Bu durum; her ebeveyn, her öğretmen ve her öğretim elemanına kişilik eğitimi ve değerler eğitimi (=güzel ahlak) denilen alanın, öğretimden önce gelmesi gerektiğini bir kere daha ihtar ediyor.
Her dersin üç-beş dakikası mevcudata muhabbet ve hürmet, hakka hukuka riayet, adabımuaşeret (=görgü kuralları) gibi temel evrensel değerlerin olmazsa olmazları sayılan bahislere ayrılabilir mi?
Doğu ve Batı klasikleri gerçek birer mekteptir. Gerek sanat değerleri, gerekse muhtevaları itibariyle yetiştirici olan bu eserler dolaylı yoldan öğretir, geliştirir, terbiye eder.

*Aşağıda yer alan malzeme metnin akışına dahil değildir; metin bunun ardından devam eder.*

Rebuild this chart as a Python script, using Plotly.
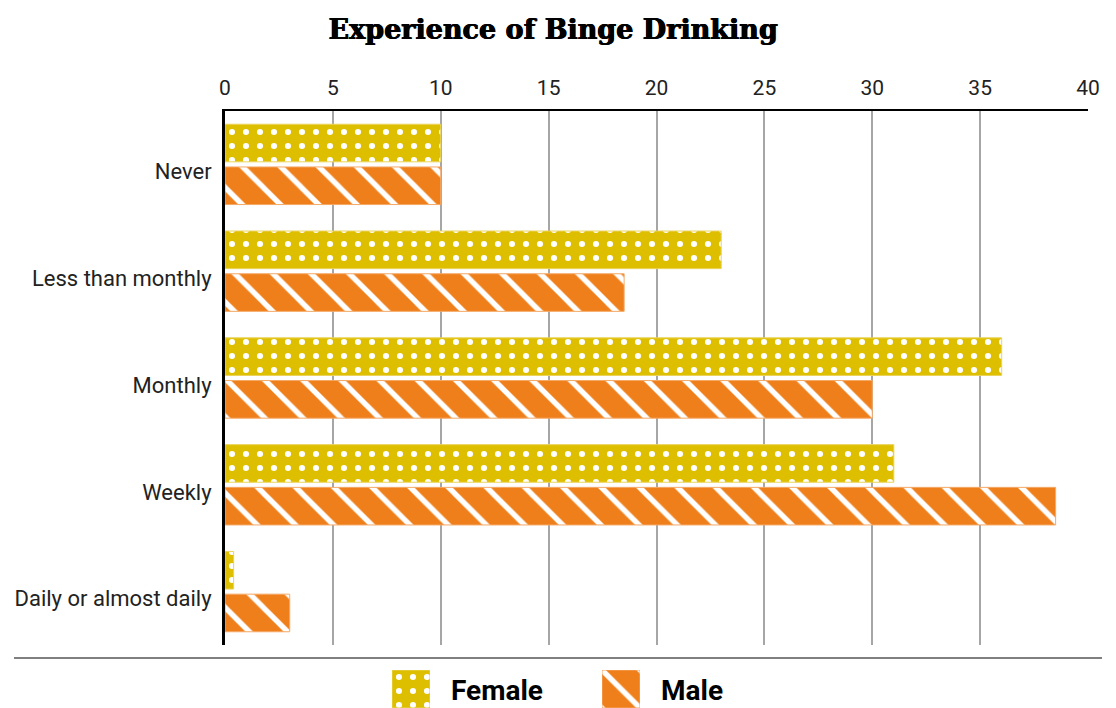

Roman, hikaye, tiyatro metni gibi edebi eserlerle beslenmenin çok yönlü getirileri vardır. İç büyümeyi sağlamada, diğer hayat sahipleriyle, uzak coğrafyalarla, farklı zamanlarla, başka insanlarla paydaş olmada, empati kurabilmeyi sağlamada, ufuk açmada bu kalem mahsulleri birer rehber hükmünü alırlar. Doğrudan doğruya İnsan yanımıza seslendiklerinden bizi kendi gerçeğimize ve hayatın gerçeklerine uyandırırlar.
Sadece belli yaş grupları değil; toplumun geneli klasik eserlerden nemalanma yolunda yönlendirilebilir. İnsanımız; durakta, yolculukta, kuyrukta, alışverişte, parkta her yerde ve her zaman kitap okur kılınabilir.
Eskiler hakiki ilmin güzel ahlakla amel etmek, (kul hakkına riayet, dürüstlük, çalışkanlık, tevazu, yardım severlik, zayıfı muhtacı korumak, cesaret, fedakârlık gibi) olduğunu söylerler.
Bu itibarla ilme ve sanata bin can ile hürmetkâr olmakla beraber insan gibi insan olma ilminin öncelikli olduğunu anlatan “ilim satırda değil sudûrdadır” cümlesinin önemini bir kere daha hatırlayalım.